Re: [RFC PATCH] binfmt_elf: Dump smaller VMAs first in ELF cores

"Eric W. Biederman" <ebiederm@xxxxxxxxxxxx> · Fri, 02 Aug 2024 11:16:13 -0500

Brian Mak <makb@xxxxxxxxxxx> writes:

> On Jul 31, 2024, at 7:52 PM, Eric W. Biederman <ebiederm@xxxxxxxxxxxx> wrote:
>
>> Brian Mak <makb@xxxxxxxxxxx> writes:
>> 
>>> Large cores may be truncated in some scenarios, such as daemons with stop
>>> timeouts that are not large enough or lack of disk space. This impacts
>>> debuggability with large core dumps since critical information necessary to
>>> form a usable backtrace, such as stacks and shared library information, are
>>> omitted. We can mitigate the impact of core dump truncation by dumping
>>> smaller VMAs first, which may be more likely to contain memory for stacks
>>> and shared library information, thus allowing a usable backtrace to be
>>> formed.
>> 
>> This sounds theoretical.  Do you happen to have a description of a
>> motivating case?  A situtation that bit someone and resulted in a core
>> file that wasn't usable?
>> 
>> A concrete situation would help us imagine what possible caveats there
>> are with sorting vmas this way.
>> 
>> The most common case I am aware of is distributions setting the core
>> file size to 0 (ulimit -c 0).
>
> Hi Eric,
>
> Thanks for taking the time to reply. We have hit these scenarios before in
> practice where large cores are truncated, resulting in an unusable core.
>
> At Juniper, we have some daemons that can consume a lot of memory, where
> upon crash, can result in core dumps of several GBs. While dumping, we've
> encountered these two scenarios resulting in a unusable core:
>
> 1. Disk space is low at the time of core dump, resulting in a truncated
> core once the disk is full.
>
> 2. A daemon has a TimeoutStopSec option configured in its systemd unit
> file, where upon core dumping, could timeout (triggering a SIGKILL) if the
> core dump is too large and is taking too long to dump.
>
> In both scenarios, we see that the core file is already several GB, and
> still does not contain the information necessary to form a backtrace, thus
> creating the need for this change.
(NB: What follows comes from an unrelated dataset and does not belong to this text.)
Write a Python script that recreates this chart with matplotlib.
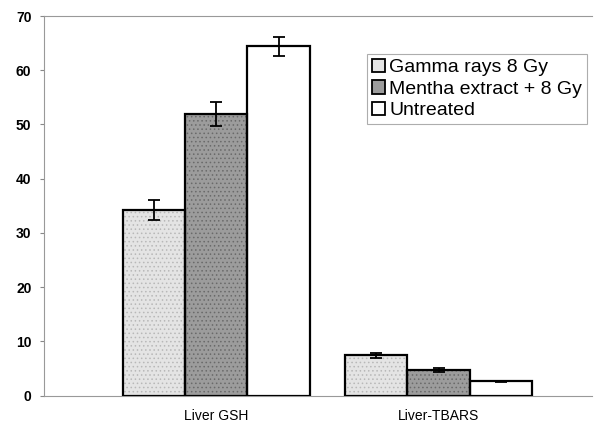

In the second scenario, we are unable to
> increase the timeout option due to our recovery time objective
> requirements.
>
>> One practical concern with this approach is that I think the ELF
>> specification says that program headers should be written in memory
>> order.  So a comment on your testing to see if gdb or rr or any of
>> the other debuggers that read core dumps cares would be appreciated.
>
> I've already tested readelf and gdb on core dumps (truncated and whole)
> with this patch and it is able to read/use these core dumps in these
> scenarios with a proper backtrace.
>
>>> We implement this by sorting the VMAs by dump size and dumping in that
>>> order.
>> 
>> Since your concern is about stacks, and the kernel has information about
>> stacks it might be worth using that information explicitly when sorting
>> vmas, instead of just assuming stacks will be small.
>
> This was originally the approach that we explored, but ultimately moved
> away from. We need more than just stacks to form a proper backtrace. I
> didn't narrow down exactly what it was that we needed because the sorting
> solution seemed to be cleaner than trying to narrow down each of these
> pieces that we'd need. At the very least, we need information about shared
> libraries (.dynamic, etc.) and stacks, but my testing showed that we need a
> third piece sitting in an anonymous R/W VMA, which is the point that I
> stopped exploring this path. I was having a difficult time narrowing down
> what this last piece was.
>
>> I expect the priorities would look something like jit generated
>> executable code segments, stacks, and then heap data.
>> 
>> I don't have enough information what is causing your truncated core
>> dumps, so I can't guess what the actual problem is your are fighting,
>> so I could be wrong on priorities.
>> 
>> Though I do wonder if this might be a buggy interaction between
>> core dumps and something like signals, or io_uring.  If it is something
>> other than a shortage of storage space causing your truncated core
>> dumps I expect we should first debug why the coredumps are being
>> truncated rather than proceed directly to working around truncation.
>
> I don't really see any feasible workarounds that can be done for preventing
> truncation of these core dumps. Our truncated cores are also not the result
> of any bugs, but rather a limitation.

Thanks that clarifies things.